Rink diaries from previous years
From R.Sanger: They really know what they’re doing on the island and they just ignore whatever city rules there might be. Though the city doesn’t always ignore them — e.g.. they send the fireboat in to break up the ice, and when the harbour freezes they break up the ice just off the Harbourfront piers so people won’t try to walk or skate directly across.
From R.Sanger: On Sunday, two of us had an amazing skate with an islander on the lagoons and backchannels between the islands, going all the way from the Firehall to Lighthouse near Hanlan’s Point on the canals and skating fast under the bridges (except for the Centre island Bridge which you have to climb and crawl around)… It was so much fun to skate with the islander who happily took on the role I usually play of Chief Reassurer and Handholder: “Oh yeah, it’s thick enough…” And it was.
From Alec Farquhar: Well it was really cold out there. But a few of us were out on the harbour today. Other than where the fire boat or Ongiara are breaking channels, the ice is 5 - 6 inches thick or more. The wind has blown away a lot of snow, so we're starting to see some black ice patches as you can see. The best ice was in the area sheltered by the RCYC mooring docks. This is where Rick Simon took this photo - but his camera was frozen so couldn't do his usual magic.
From Alec Farquhar: Some of the ice is still thin. Should be thicker Friday. Check carefully to make sure of thickness, make sure you have your safety gear, don't go far from shore.
There are beautiful hoarfrost flowers all over the ice, some large and quite exquisite.
Rink diaries from earlier years:
We went to the Island today but sadly the ice didn't look safe to skate on. I asked a couple of the locals & they didn't recommend it either. Figured I should pass on what I saw & heard.
We had an amazing skate island-side today! Long Pond was black ice, but it was snowing by the time we got out. We met Rick and Alec, two of Wards’ foremost ice condition authorities, on their way back from a pre-snow skate, so we were well advised by the masters — otherwise it would have been (and certainly would have felt) pretty risky, with no visual guide. Wonderful!
Long Pond on the island was amazing, smooth black and green ice going forever and lots of hardy Islanders to reassure you how safe it is — and using their “sonar” to determine the thickness — tapping the ice with the butt-end of a hockey and listening... 3 inches, 2 inches… They’re the real experts of wild ice.
"Following Rick Simon (and his photo below), I went out and had a great skate on Long Pond at the Islands this afternoon: beautiful smooth black ice."

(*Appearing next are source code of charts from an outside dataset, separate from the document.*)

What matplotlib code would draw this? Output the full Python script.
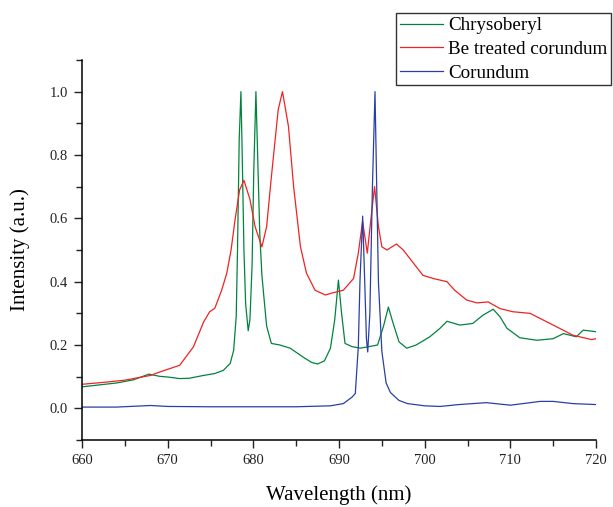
import matplotlib
matplotlib.use("Agg")
import matplotlib.pyplot as plt
from matplotlib.ticker import MultipleLocator

plt.rcParams["font.family"] = ["Liberation Serif", "DejaVu Serif"]

# Chrysoberyl (green)
chry_wl = [660.0, 662.0, 664.0, 666.0, 667.8, 669.1, 670.0, 671.4, 672.5, 674.2,
           675.5, 676.5, 677.3, 677.7, 678.0, 678.15, 678.35, 678.55, 678.7, 678.9,
           679.1, 679.4, 679.6, 679.85, 680.05, 680.3, 680.5, 680.75, 681.0, 681.2,
           681.55, 682.1, 683.1, 684.3, 685.8, 686.8, 687.5, 688.3, 689.0, 689.5,
           689.93, 690.3, 690.7, 691.5, 692.5, 693.5, 694.5, 695.2, 695.76, 696.3,
           697.0, 697.9, 699.0, 700.6, 701.8, 702.6, 704.1, 705.6, 706.8, 708.0,
           708.8, 709.6, 711.1, 713.1, 715.0, 716.2, 717.7, 718.5, 720.0]
chry_int = [0.068, 0.074, 0.080, 0.090, 0.108, 0.101, 0.099, 0.094, 0.095, 0.104,
            0.110, 0.120, 0.142, 0.183, 0.290, 0.500, 0.850, 1.000, 0.800, 0.500,
            0.330, 0.245, 0.280, 0.450, 0.750, 1.000, 0.800, 0.550, 0.420, 0.360,
            0.260, 0.205, 0.200, 0.190, 0.162, 0.145, 0.140, 0.150, 0.190, 0.280,
            0.405, 0.300, 0.205, 0.195, 0.190, 0.195, 0.200, 0.260, 0.320, 0.270,
            0.210, 0.190, 0.200, 0.226, 0.253, 0.275, 0.263, 0.268, 0.294, 0.313,
            0.289, 0.253, 0.223, 0.215, 0.220, 0.236, 0.226, 0.247, 0.242]

# Be treated corundum (red)
be_wl = [660.0, 662.5, 665.0, 668.0, 669.1, 671.4, 673.0, 674.2, 674.9, 675.5,
         676.3, 676.9, 677.4, 677.86, 678.4, 678.9, 679.6, 680.2, 681.0, 681.55,
         682.1, 682.9, 683.4, 684.1, 684.7, 685.5, 686.2, 687.2, 688.4, 689.3,
         690.5, 691.7, 692.25, 692.75, 693.3, 693.8, 694.15, 694.6, 695.0, 695.6,
         696.7, 697.5, 698.7, 699.8, 701.0, 702.6, 703.5, 704.9, 706.1, 707.4,
         708.8, 710.3, 712.3, 713.9, 715.8, 717.3, 719.5, 720.0]
be_int = [0.076, 0.082, 0.089, 0.104, 0.115, 0.136, 0.194, 0.273, 0.305, 0.316,
          0.373, 0.427, 0.500, 0.595, 0.690, 0.720, 0.660, 0.574, 0.510, 0.574,
          0.730, 0.943, 1.000, 0.890, 0.700, 0.510, 0.427, 0.373, 0.358, 0.365,
          0.373, 0.410, 0.490, 0.590, 0.490, 0.617, 0.700, 0.574, 0.510, 0.500,
          0.519, 0.500, 0.458, 0.420, 0.410, 0.400, 0.373, 0.342, 0.333, 0.336,
          0.315, 0.305, 0.300, 0.278, 0.252, 0.231, 0.217, 0.220]

# Corundum (blue)
cor_wl = [660.0, 664.0, 668.0, 670.0, 675.0, 680.0, 685.0, 689.0, 690.5, 691.5,
          691.9, 692.25, 692.45, 692.76, 693.0, 693.2, 693.35, 693.6, 693.9, 694.2,
          694.4, 694.6, 695.0, 695.5, 696.0, 697.0, 698.0, 700.0, 701.8, 704.0,
          707.2, 710.0, 713.5, 715.0, 717.3, 720.0]
cor_int = [0.004, 0.004, 0.009, 0.006, 0.005, 0.005, 0.005, 0.008, 0.015, 0.035,
           0.047, 0.194, 0.405, 0.607, 0.400, 0.220, 0.178, 0.300, 0.700, 1.000,
           0.700, 0.400, 0.180, 0.080, 0.050, 0.025, 0.015, 0.008, 0.006, 0.012,
           0.018, 0.010, 0.022, 0.022, 0.015, 0.012]

fig = plt.figure(figsize=(6.13, 5.07), dpi=100)
ax = fig.add_axes([0.1338, 0.1321, 0.8385, 0.7496])

ax.plot(chry_wl, chry_int, color="#00843d", lw=0.9, label="Chrysoberyl")
ax.plot(be_wl, be_int, color="#f02222", lw=0.9, label="Be treated corundum")
ax.plot(cor_wl, cor_int, color="#2a3fa6", lw=0.9, label="Corundum")

ax.set_xlim(660, 720)
ax.set_ylim(-0.1, 1.1)
ax.xaxis.set_major_locator(MultipleLocator(10))
ax.xaxis.set_minor_locator(MultipleLocator(5))
ax.yaxis.set_minor_locator(MultipleLocator(0.1))
ax.set_yticks([0.0, 0.2, 0.4, 0.6, 0.8, 1.0])
ax.set_yticklabels(["0.0", "0.2", "0.4", "0.6", "0.8", "1.0"])

for s in ("top", "right"):
    ax.spines[s].set_visible(False)
for s in ("left", "bottom"):
    ax.spines[s].set_linewidth(1.1)
ax.tick_params(which="both", direction="out", width=1, labelsize=10.5,
               colors="#222222")
ax.tick_params(which="major", length=6, pad=4)
ax.tick_params(which="minor", length=4)

ax.set_xlabel("Wavelength (nm)", fontsize=15, labelpad=13)
ax.set_ylabel("Intensity (a.u.)", fontsize=15, labelpad=14)

# legend sits partly outside the axes, running to the right edge
fig.legend(loc="upper left", bbox_to_anchor=(0.646, 0.974), fontsize=13.7,
           frameon=True, fancybox=False, edgecolor="#333333", framealpha=1,
           handlelength=2.25, handletextpad=0.3, labelspacing=0.33,
           borderpad=0.2, borderaxespad=0)

fig.savefig("out.png", dpi=100)
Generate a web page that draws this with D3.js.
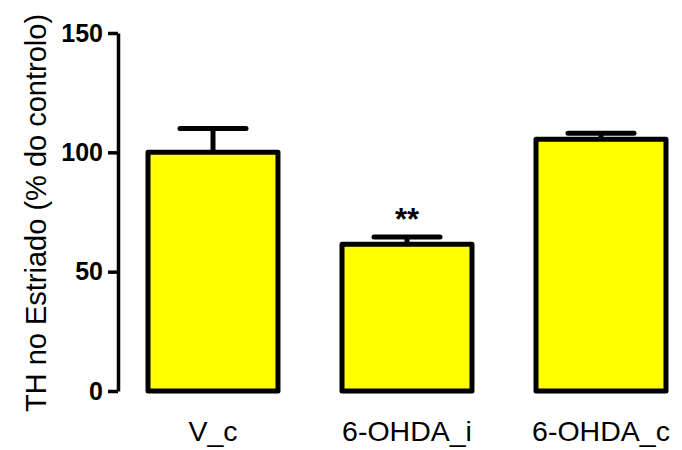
<!DOCTYPE html>
<html><head><meta charset="utf-8">
<script src="https://cdn.jsdelivr.net/npm/d3@7"></script>
<style>body{margin:0;background:#fff}svg{display:block}</style>
</head><body>
<script>
const categories = ["V_c", "6-OHDA_i", "6-OHDA_c"];
const values = [100, 61.5, 105.5];
const errors = [10, 3, 2.5];
const annotations = ["", "**", ""];
const yTicks = [0, 50, 100, 150];
const yLabel = "TH no Estriado (% do controlo)";

const W = 682, H = 450;
const FONT = "Arial, 'Liberation Sans', sans-serif";
const svg = d3.select("body").append("svg").attr("width", W).attr("height", H);
const y = d3.scaleLinear().domain([0, 150]).range([391, 33]);
const x = d3.scaleBand().domain(categories).range([116, 698]).paddingInner(0.33).paddingOuter(0.165);

// bars
svg.selectAll("rect.bar").data(categories).enter().append("rect")
  .attr("x", d => x(d)).attr("width", x.bandwidth())
  .attr("y", (d, i) => y(values[i])).attr("height", (d, i) => y(0) - y(values[i]))
  .attr("fill", "#ffff00").attr("stroke", "#000").attr("stroke-width", 5)
  .attr("stroke-linejoin", "round");

// error bars
const eg = svg.append("g").attr("stroke", "#000").attr("stroke-width", 5).attr("stroke-linecap", "round");
categories.forEach((c, i) => {
  const cx = x(c) + x.bandwidth() / 2;
  eg.append("line").attr("x1", cx).attr("x2", cx).attr("y1", y(values[i])).attr("y2", y(values[i] + errors[i])).attr("stroke-linecap", "butt");
  eg.append("line").attr("x1", cx - 33).attr("x2", cx + 33).attr("y1", y(values[i] + errors[i])).attr("y2", y(values[i] + errors[i]));
  if (annotations[i]) {
    svg.append("text").attr("x", cx).attr("y", y(values[i] + errors[i]) - 7)
      .attr("text-anchor", "middle").attr("font-family", FONT)
      .attr("font-weight", "bold").attr("font-size", 31).text(annotations[i]);
  }
});

// y axis
const ya = svg.append("g").attr("transform", "translate(118,0)")
  .call(d3.axisLeft(y).tickValues(yTicks).tickSize(10).tickSizeOuter(0).tickPadding(5));
ya.select(".domain").attr("stroke", "#000").attr("stroke-width", 3.5);
ya.selectAll(".tick line").attr("stroke", "#000").attr("stroke-width", 3.5);
ya.selectAll(".tick text").attr("font-family", FONT)
  .attr("font-weight", "bold").attr("font-size", 25).attr("fill", "#000");

// x labels
svg.selectAll("text.xl").data(categories).enter().append("text")
  .attr("x", d => x(d) + x.bandwidth() / 2).attr("y", 441)
  .attr("text-anchor", "middle").attr("font-family", FONT)
  .attr("font-size", 28.5).attr("fill", "#000").text(d => d);

// y label
svg.append("text").attr("transform", "translate(46,213) rotate(-90)")
  .attr("text-anchor", "middle").attr("font-family", FONT)
  .attr("font-size", 29).attr("fill", "#000").text(yLabel);
</script>
</body></html>
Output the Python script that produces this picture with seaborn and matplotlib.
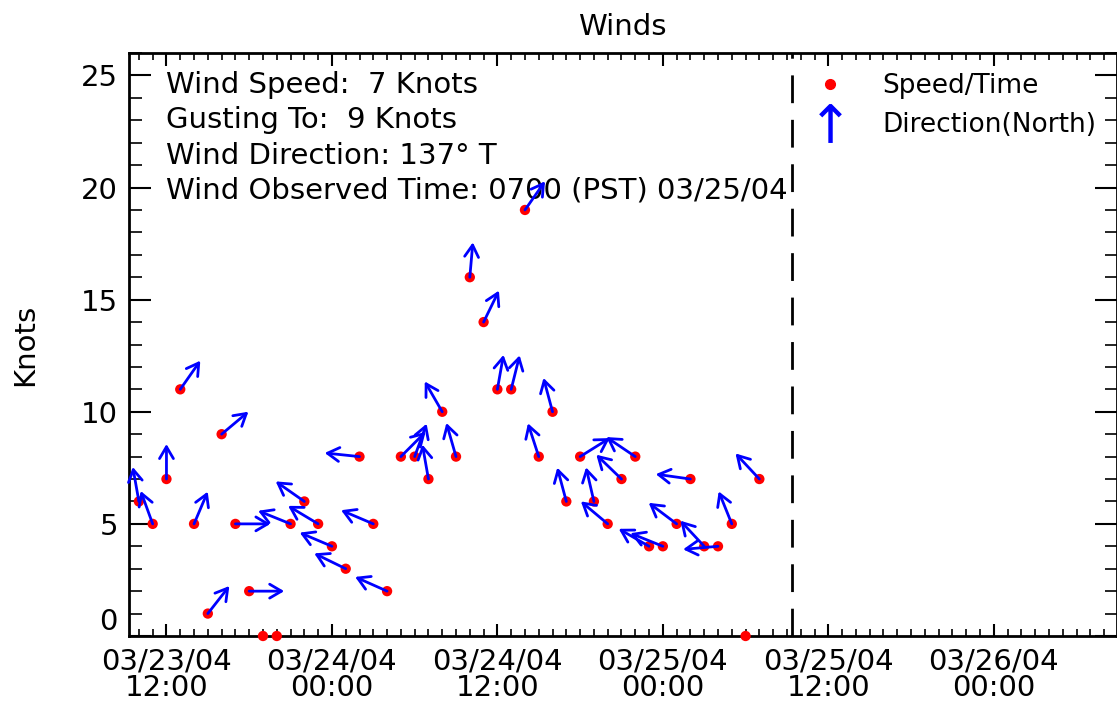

From skater Richard Sanger: Island skating: I went to the island on Sunday on the 12:40 ferry and came back on the 2;30pm--It's not as good as it was last year (or perhaps as Grenadier is now) but there's some wonderful clear black ice in the harbour, the closer to Toronto the blacker and smoother, and the cracks you see all seem to go down about a foot. The Islanders marked off a safe boundary by putting their old Christmas trees on the ice but it must be safe well beyond them. Around Algonquin there's quite a lot of old choppy ice: I put on my skates at the closest docks facing Algonquin and had to crawl under the gangway to the Rapids Queen to get out onto the harbour. After skating the harbour, I crawled back, and skated up the lagoon, past the Islanders' Sunday hockey game and, keeping left, up those waterways, past the church and RCYC, to Centre Island. I'd never done that before and it felt like I imagine those river skates in Holland must feel. The ice was alternately smooth and nice, and then choppy--and there had been open water under some of the bridges--and there was still some near the RCYC docks. On the ferry over, I met a woman who was taking a group of 5 not overly proficient skaters up all the little inlets there. "Someone falls in going under a bridge every year", she said and laughed "only up to their ankles or so".